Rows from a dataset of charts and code
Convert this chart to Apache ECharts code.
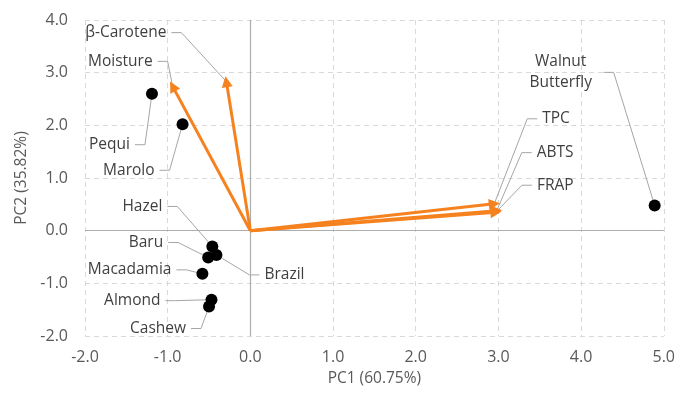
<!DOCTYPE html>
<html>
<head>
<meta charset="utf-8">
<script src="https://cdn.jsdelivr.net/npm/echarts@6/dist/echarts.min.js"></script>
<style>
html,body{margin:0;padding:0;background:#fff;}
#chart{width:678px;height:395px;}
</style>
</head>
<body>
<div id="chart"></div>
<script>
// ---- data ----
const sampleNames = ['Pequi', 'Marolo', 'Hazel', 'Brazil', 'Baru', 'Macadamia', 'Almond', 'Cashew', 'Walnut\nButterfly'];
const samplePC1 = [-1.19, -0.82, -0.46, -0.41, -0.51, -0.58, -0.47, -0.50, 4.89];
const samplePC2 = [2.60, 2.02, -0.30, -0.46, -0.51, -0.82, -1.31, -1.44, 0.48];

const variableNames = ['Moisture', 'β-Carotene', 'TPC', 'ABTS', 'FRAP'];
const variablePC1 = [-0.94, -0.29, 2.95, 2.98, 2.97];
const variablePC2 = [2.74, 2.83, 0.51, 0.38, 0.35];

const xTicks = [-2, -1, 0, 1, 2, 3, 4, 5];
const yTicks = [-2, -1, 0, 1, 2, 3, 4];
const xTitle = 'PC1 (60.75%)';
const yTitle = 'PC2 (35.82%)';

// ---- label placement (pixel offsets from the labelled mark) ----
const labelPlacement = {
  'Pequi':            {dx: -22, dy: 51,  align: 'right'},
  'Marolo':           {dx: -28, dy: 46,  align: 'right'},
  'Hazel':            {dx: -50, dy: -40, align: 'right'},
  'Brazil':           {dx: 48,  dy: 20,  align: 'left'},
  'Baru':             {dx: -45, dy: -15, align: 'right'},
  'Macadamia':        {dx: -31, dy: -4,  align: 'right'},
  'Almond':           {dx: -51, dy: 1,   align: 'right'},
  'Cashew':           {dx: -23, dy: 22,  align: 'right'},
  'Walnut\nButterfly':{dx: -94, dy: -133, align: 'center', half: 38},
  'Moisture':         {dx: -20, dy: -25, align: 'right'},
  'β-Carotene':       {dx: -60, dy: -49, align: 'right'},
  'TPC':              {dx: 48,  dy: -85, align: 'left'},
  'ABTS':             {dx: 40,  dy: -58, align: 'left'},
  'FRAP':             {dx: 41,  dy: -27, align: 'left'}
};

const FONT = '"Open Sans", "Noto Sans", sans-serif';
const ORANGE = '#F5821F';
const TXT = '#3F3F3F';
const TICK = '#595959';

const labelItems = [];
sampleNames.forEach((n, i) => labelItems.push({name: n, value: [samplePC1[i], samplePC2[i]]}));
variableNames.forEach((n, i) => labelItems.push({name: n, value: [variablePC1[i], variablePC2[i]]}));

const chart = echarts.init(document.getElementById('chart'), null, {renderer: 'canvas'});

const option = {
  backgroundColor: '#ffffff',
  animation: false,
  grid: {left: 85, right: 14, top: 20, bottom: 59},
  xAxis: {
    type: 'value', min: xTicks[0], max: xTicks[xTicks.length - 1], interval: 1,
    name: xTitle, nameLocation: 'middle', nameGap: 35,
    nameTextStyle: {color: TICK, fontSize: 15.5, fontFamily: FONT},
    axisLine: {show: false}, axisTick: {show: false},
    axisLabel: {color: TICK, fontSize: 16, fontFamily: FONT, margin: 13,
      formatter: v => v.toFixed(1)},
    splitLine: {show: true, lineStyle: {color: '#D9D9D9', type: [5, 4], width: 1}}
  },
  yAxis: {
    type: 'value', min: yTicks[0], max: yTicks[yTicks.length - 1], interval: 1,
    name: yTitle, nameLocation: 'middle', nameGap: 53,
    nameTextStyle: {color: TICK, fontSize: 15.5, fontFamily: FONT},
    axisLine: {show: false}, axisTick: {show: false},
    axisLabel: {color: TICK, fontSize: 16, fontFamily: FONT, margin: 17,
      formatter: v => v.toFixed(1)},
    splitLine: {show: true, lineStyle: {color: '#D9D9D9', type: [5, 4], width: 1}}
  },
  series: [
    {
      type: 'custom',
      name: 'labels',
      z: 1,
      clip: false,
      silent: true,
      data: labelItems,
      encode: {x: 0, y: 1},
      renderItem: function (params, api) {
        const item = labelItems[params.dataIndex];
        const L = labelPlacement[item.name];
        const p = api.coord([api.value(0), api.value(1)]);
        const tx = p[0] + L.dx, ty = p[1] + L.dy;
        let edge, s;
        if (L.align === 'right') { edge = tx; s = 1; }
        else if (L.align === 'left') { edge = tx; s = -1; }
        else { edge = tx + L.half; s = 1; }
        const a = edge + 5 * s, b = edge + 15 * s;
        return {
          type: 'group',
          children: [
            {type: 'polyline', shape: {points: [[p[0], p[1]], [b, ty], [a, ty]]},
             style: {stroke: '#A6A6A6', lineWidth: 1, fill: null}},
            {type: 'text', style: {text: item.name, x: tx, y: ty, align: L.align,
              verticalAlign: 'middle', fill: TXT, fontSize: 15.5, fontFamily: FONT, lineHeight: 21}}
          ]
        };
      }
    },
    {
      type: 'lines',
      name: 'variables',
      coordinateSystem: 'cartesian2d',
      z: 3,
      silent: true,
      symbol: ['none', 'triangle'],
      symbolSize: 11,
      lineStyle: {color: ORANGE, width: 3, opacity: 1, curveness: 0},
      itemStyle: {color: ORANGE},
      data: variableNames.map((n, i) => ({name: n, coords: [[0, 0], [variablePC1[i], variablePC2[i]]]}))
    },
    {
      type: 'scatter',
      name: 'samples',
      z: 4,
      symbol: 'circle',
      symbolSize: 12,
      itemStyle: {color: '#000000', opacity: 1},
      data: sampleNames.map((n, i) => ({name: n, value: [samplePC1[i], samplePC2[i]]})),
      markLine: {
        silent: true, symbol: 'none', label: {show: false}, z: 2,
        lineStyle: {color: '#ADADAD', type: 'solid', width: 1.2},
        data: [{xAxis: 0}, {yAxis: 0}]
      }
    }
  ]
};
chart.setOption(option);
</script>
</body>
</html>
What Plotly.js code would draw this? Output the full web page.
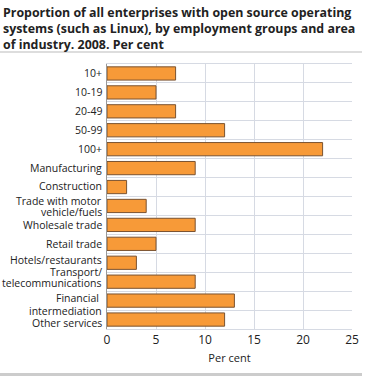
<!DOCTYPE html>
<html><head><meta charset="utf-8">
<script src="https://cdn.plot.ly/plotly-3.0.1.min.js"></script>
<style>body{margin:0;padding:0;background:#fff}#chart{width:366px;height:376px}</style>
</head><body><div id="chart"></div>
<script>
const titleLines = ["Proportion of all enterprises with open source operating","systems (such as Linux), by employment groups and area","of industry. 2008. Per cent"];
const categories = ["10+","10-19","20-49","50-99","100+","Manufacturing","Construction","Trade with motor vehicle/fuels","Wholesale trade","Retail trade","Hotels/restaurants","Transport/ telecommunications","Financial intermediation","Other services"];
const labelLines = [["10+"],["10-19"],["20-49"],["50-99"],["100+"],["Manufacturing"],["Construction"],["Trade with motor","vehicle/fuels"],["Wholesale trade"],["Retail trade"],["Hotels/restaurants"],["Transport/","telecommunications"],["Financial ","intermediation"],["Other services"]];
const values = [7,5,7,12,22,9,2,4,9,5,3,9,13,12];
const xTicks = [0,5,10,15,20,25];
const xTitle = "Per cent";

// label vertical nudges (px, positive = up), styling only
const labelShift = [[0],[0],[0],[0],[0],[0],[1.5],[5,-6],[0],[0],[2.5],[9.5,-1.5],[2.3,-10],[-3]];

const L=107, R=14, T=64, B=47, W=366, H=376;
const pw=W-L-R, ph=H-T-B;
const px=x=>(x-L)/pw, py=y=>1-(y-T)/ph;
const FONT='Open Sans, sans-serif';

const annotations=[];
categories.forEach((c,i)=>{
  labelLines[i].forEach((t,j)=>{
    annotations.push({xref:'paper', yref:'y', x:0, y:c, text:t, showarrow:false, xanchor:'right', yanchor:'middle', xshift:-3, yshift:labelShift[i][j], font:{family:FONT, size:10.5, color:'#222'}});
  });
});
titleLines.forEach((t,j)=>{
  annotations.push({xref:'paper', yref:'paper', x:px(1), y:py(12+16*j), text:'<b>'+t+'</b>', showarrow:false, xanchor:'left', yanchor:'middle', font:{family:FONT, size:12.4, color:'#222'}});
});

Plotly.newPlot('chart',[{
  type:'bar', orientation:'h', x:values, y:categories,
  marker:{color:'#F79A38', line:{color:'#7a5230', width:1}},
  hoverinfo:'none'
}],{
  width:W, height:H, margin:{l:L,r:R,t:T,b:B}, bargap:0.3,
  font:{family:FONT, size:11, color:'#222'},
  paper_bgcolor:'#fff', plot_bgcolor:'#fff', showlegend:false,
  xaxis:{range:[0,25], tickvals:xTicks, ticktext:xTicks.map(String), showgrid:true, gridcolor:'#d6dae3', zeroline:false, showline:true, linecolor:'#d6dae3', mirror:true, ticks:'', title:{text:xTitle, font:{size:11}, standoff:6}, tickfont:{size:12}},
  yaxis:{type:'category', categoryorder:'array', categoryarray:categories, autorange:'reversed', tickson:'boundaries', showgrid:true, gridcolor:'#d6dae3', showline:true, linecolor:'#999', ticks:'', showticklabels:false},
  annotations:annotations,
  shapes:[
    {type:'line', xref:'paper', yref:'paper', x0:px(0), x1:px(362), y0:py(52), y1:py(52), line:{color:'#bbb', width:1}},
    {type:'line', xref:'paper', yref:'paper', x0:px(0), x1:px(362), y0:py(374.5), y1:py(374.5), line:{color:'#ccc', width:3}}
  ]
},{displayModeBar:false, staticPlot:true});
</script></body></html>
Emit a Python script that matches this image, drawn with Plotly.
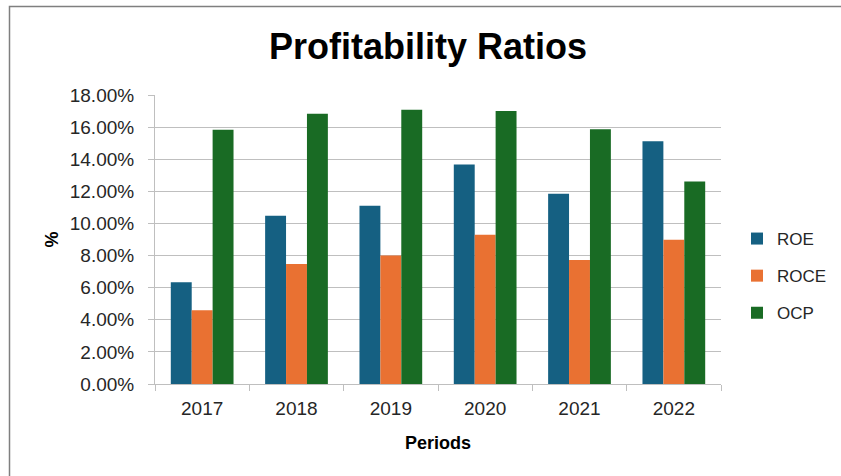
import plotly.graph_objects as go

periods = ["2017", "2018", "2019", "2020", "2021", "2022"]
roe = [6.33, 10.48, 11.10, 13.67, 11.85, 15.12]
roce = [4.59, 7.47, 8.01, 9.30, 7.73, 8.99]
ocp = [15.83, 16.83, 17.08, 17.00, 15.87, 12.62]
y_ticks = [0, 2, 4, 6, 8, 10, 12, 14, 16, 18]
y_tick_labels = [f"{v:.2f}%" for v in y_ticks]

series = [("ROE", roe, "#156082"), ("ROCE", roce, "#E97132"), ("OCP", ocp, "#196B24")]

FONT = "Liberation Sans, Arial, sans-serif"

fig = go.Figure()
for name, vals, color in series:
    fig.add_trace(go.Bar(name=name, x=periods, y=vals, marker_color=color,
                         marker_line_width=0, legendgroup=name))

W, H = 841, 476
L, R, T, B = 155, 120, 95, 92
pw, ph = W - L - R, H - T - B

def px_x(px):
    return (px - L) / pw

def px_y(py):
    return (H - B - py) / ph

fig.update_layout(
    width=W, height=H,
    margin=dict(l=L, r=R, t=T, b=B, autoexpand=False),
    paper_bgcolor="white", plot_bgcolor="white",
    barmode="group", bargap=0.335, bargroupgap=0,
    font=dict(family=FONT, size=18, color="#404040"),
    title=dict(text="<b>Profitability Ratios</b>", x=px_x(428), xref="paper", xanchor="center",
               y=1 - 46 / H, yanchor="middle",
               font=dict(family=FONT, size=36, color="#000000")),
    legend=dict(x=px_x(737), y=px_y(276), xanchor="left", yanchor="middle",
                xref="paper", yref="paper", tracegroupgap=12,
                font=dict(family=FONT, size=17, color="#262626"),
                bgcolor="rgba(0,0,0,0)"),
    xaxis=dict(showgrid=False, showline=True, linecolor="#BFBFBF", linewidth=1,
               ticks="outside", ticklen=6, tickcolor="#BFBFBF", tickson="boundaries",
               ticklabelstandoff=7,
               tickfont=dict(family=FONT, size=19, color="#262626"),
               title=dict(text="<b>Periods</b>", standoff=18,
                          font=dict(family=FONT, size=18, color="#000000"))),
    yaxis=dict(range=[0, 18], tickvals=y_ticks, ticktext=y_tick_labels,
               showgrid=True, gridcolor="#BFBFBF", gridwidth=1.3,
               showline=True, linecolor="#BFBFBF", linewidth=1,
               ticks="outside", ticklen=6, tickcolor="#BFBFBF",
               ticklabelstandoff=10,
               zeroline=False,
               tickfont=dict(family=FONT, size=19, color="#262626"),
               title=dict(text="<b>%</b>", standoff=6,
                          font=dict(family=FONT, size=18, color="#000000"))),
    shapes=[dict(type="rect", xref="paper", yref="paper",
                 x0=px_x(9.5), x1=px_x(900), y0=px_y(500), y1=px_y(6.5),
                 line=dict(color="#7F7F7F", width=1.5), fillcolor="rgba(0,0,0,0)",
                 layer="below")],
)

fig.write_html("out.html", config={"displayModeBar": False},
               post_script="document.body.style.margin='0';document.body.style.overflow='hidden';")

TASK DESCRIPTION>
Filter the listing for the word "this" and copy every line that holds it.

CORRECT RESULT>
Convert this chart to Apache ECharts code.
What Plotly.js code would draw this? Output the full web page.
Emit a Python script that matches this image, drawn with Plotly.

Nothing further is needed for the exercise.